Имеется в виду книга «Путешествие юного Анахарсиса в Грецию в середине четвертого века до рождества Христова» аббата Бартелеми, впервые вышедшая в 1788 году и затем неоднократно переиздававшаяся, – романизированный компендиум знаний об античной Греции.

9

Грацианский вышел из положения иначе.

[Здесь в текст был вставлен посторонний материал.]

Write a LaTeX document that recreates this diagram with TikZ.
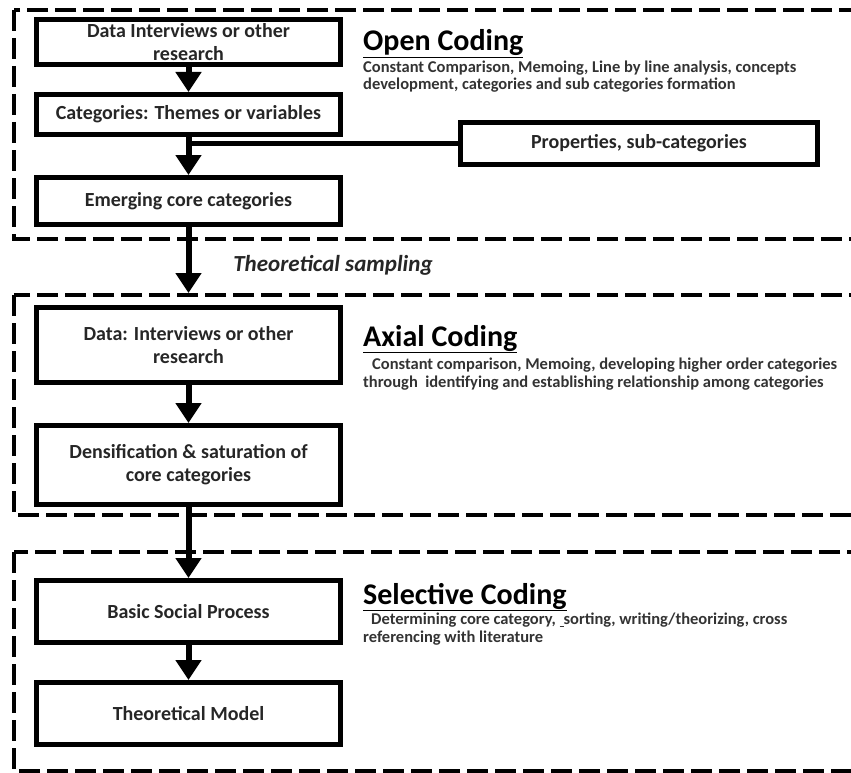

Бустрофедон он переводит описательно: «надпись, казалось мне, была писана взад и вперед беспрерывно», а в примечании цитирует оригинал: «En boustrophedon» [Грацианский 1815–1817: 1, 69].

10

У Грацианского «зимородок» фигурирует в самом переводе, примечание же гласит: «Морская птица» [Грацианский 1815–1817: 1, 233] и не может не напомнить пародийный комментарий, приведенный в качестве антиобразца М. Л. Гаспаровым: «Удод – такая птица» [Гаспаров 2000: 255].

11

При первом упоминании той же книги Шаликов вводит ее определение прямо в текст; в его переводе фраза Шатобриана звучит как «Я сам их забыл в книге моей, дух веры Христианской» [Шаликов 1815–1816: 1, 240], хотя у Шатобриана просто: «Je les ai oubliés dans le Génie du christianisme» [Chateaubriand 1811: 1, 240]. Грацианский в этом случае более обстоятелен; он тоже переводит название знаменитой книги Шатобриана как «Дух христианства», но в примечании не только поясняет, что имеется в виду, но и дает французское название: «Génie du christianisme – весьма известное сочинение Г[осподина] Шатобриана на франц[узском] языке» [Грацианский 1815–1817: 1, 258].